Extend Zero Trust to AI agent identities in Entra ID
- Maxime Hiez
- Entra ID
- 30 Jan, 2026
Introduction
AI agents are becoming increasingly widespread in businesses (incident summaries, log analysis, flow execution, etc.), and it is crucial that their access is continuously evaluated and limited to what is strictly necessary. Microsoft is introducing conditional access policies to apply Zero Trust controls to AI agents and other non-human identities. The goal is to determine, for each token request, whether an agent can access a resource based on its identity, risk, and context.
Microsoft Entra now treats agents as first-class identities and extends Conditional Access to their authentication flows to limit abuse and misuse.
What is an agent identity ?
Microsoft Entra formalizes three concepts:
- Agent Blueprint : A template for creating agent identities
- Agent Identity : A specialized machine identity for AI systems
- Agent User : An identity whose behavior is the same as a human’s
What is possible today
Conditional access allows for identity-based, risk-based, and context-based controls to be applied before granting access, but for AI agents, capabilities are intentionally limited at the moment.

Supported features
- Identity targeting : Agents can be included/excluded from rules
- Access blocking : The only control currently available
- Agent risk : Simple risk level assessment
- Request assessment : Token requests are checked
Features not currently available
- MFA and authentication strength
- Device compliance
- Approved client applications
- Application protection rules
- Session or location conditions
- Connection frequency and terms of use
How conditional access Works for Agents
When an agent identity or an agent user requests a token, Microsoft Entra follows this process :
- Identify the requesting agent
- Check conditional access rule assignments
- Evaluate any agent risk criteria
- Allow or block token issuance
No MFA prompt, no device verification, no strong authentication evaluation — just a block or allow decision based on identity and risk.
Practical use cases
Even with these limitations, conditional access rules for agents can be useful :
- Stop compromised agents : If an agent exhibits high-risk behavior, the token request is immediately blocked, stopping any unauthorized action.
- Separate agent roles : You can define rules to allow certain specific agents while blocking others, depending on the department or use case.
- Limit agent sprawl : In large organizations, hundreds of agents can be created; only approved agents can access resources.
Required licenses
- Conditional access requires the Microsoft Entra ID P1 license (included in Microsoft 365 E3 and Microsoft 365 Business Premium).
- Policies based on risk-based signals require the Microsoft Entra ID P2 license (included in Microsoft 365 E5).
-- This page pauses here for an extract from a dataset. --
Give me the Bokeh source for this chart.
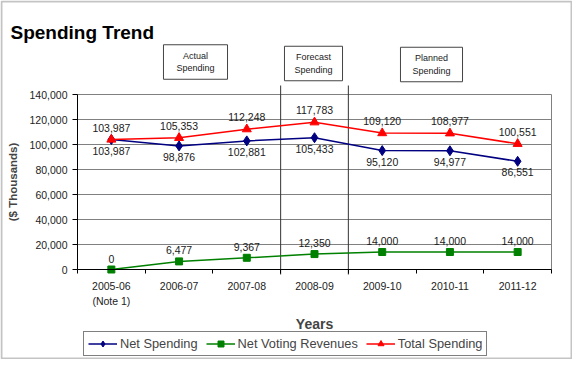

Ensure that each identity targeted by the policy has the appropriate license.
Future outlook
Microsoft indicates that agent capabilities could evolve toward :
- More sophisticated agent risk scoring
- Behavioral analytics
- More granular granting controls
- Targeted policies per task or per capability
Conclusion
With conditional access policies for agent identities, Microsoft Entra brings to the world of AI agents the same adaptive access guarantees as for people and applications : signal → decision → application. Even though controls are intentionally limited in this first iteration, the architecture (attributes, blueprint targeting, dedicated logs) provides a robust framework for industrializing agent security… without slowing adoption.